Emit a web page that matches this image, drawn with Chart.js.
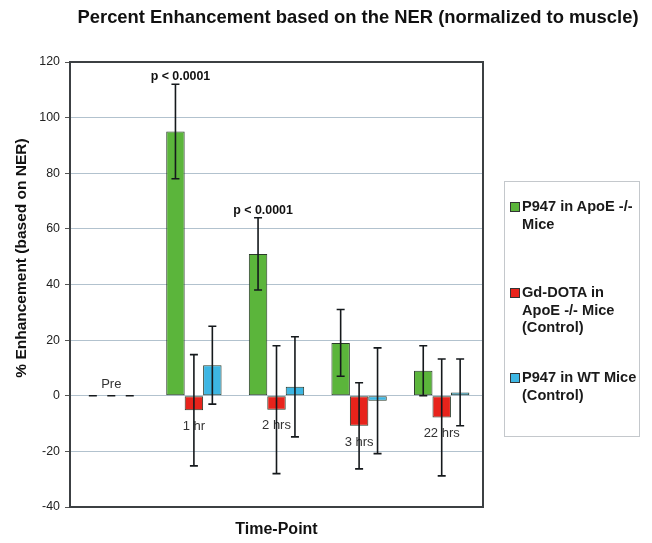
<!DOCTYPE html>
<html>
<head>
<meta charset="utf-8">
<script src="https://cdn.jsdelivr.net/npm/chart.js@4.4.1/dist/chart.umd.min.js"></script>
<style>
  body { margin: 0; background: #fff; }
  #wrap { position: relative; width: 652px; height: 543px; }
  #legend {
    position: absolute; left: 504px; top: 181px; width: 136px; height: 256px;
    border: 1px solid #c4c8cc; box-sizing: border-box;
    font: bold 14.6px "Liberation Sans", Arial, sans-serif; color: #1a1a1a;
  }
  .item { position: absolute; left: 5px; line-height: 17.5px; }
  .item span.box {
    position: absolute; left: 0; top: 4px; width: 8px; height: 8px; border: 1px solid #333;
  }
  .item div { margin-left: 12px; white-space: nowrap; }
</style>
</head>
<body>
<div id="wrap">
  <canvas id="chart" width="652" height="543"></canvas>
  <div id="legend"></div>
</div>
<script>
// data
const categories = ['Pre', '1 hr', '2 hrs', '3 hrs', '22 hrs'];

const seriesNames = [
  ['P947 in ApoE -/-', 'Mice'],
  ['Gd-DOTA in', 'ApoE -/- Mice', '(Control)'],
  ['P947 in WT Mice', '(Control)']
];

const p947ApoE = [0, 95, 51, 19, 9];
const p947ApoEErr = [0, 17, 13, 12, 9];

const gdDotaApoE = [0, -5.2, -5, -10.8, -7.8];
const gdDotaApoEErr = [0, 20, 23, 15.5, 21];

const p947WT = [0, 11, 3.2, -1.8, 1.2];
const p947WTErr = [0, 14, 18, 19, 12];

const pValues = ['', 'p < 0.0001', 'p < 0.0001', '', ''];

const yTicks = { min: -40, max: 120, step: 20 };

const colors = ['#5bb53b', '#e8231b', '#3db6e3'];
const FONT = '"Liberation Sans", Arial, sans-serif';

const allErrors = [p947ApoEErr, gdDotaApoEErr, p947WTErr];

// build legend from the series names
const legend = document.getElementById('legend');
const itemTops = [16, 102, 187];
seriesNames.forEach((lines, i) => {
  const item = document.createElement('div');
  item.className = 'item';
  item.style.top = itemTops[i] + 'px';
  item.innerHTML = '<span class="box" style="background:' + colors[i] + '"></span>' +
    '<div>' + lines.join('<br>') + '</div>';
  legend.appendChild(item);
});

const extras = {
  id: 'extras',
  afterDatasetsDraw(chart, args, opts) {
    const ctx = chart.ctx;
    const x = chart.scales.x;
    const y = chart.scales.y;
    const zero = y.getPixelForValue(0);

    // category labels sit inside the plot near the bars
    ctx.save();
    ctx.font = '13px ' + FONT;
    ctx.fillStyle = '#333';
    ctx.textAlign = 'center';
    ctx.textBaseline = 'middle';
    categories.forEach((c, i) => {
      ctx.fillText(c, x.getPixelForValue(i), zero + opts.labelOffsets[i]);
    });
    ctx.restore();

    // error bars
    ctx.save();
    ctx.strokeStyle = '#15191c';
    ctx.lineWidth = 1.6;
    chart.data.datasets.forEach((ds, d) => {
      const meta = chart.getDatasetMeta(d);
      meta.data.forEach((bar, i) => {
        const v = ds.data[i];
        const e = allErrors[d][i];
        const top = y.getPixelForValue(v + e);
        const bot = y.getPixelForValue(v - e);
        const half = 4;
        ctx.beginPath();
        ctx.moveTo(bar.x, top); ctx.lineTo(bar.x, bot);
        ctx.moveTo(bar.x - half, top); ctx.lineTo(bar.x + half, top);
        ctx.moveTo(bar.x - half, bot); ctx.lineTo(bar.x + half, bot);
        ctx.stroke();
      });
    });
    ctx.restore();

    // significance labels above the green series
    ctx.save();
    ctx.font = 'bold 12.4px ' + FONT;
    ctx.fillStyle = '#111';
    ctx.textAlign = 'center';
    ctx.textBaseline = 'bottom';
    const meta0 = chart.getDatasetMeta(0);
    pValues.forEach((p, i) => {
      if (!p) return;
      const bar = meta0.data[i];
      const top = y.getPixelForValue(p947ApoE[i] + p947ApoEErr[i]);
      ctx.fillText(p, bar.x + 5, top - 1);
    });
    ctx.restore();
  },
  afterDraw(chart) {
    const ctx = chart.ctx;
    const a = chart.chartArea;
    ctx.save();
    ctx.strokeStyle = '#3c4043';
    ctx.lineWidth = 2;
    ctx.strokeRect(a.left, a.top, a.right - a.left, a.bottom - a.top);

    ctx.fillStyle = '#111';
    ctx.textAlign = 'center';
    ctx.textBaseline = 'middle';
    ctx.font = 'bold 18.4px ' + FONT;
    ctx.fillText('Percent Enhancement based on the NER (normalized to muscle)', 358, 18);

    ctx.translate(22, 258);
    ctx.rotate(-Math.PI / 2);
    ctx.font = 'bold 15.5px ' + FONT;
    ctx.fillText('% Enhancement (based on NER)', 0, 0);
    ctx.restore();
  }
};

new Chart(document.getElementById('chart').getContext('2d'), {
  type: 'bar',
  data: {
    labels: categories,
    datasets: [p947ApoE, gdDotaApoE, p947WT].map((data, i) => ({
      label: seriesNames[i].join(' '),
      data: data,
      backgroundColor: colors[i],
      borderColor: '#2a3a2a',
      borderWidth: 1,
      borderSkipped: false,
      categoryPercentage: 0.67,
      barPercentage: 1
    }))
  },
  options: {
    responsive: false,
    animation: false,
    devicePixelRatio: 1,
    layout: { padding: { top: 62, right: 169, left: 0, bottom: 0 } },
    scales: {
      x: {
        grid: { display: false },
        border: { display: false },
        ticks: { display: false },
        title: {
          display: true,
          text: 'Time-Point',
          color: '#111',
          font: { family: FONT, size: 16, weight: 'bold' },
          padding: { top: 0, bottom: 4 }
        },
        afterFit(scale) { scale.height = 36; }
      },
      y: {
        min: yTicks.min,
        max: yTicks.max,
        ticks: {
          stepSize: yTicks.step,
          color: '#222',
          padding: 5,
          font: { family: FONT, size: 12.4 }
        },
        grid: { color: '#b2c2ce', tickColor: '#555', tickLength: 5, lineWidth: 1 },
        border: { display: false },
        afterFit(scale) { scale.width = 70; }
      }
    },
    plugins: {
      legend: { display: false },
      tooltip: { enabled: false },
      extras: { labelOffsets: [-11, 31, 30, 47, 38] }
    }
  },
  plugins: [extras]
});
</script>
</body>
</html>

Stated exercise =>
Extract, word for word, each line from the top of the data down to and including the line with "120, step: 20"; skip the pictures.

Solution =>
Emit a web page that matches this image, drawn with Chart.js.
<!DOCTYPE html>
<html>
<head>
<meta charset="utf-8">
<script src="https://cdn.jsdelivr.net/npm/chart.js@4.4.1/dist/chart.umd.min.js"></script>
<style>
  body { margin: 0; background: #fff; }
  #wrap { position: relative; width: 652px; height: 543px; }
  #legend {
    position: absolute; left: 504px; top: 181px; width: 136px; height: 256px;
    border: 1px solid #c4c8cc; box-sizing: border-box;
    font: bold 14.6px "Liberation Sans", Arial, sans-serif; color: #1a1a1a;
  }
  .item { position: absolute; left: 5px; line-height: 17.5px; }
  .item span.box {
    position: absolute; left: 0; top: 4px; width: 8px; height: 8px; border: 1px solid #333;
  }
  .item div { margin-left: 12px; white-space: nowrap; }
</style>
</head>
<body>
<div id="wrap">
  <canvas id="chart" width="652" height="543"></canvas>
  <div id="legend"></div>
</div>
<script>
// data
const categories = ['Pre', '1 hr', '2 hrs', '3 hrs', '22 hrs'];

const seriesNames = [
  ['P947 in ApoE -/-', 'Mice'],
  ['Gd-DOTA in', 'ApoE -/- Mice', '(Control)'],
  ['P947 in WT Mice', '(Control)']
];

const p947ApoE = [0, 95, 51, 19, 9];
const p947ApoEErr = [0, 17, 13, 12, 9];

const gdDotaApoE = [0, -5.2, -5, -10.8, -7.8];
const gdDotaApoEErr = [0, 20, 23, 15.5, 21];

const p947WT = [0, 11, 3.2, -1.8, 1.2];
const p947WTErr = [0, 14, 18, 19, 12];

const pValues = ['', 'p < 0.0001', 'p < 0.0001', '', ''];

const yTicks = { min: -40, max: 120, step: 20 };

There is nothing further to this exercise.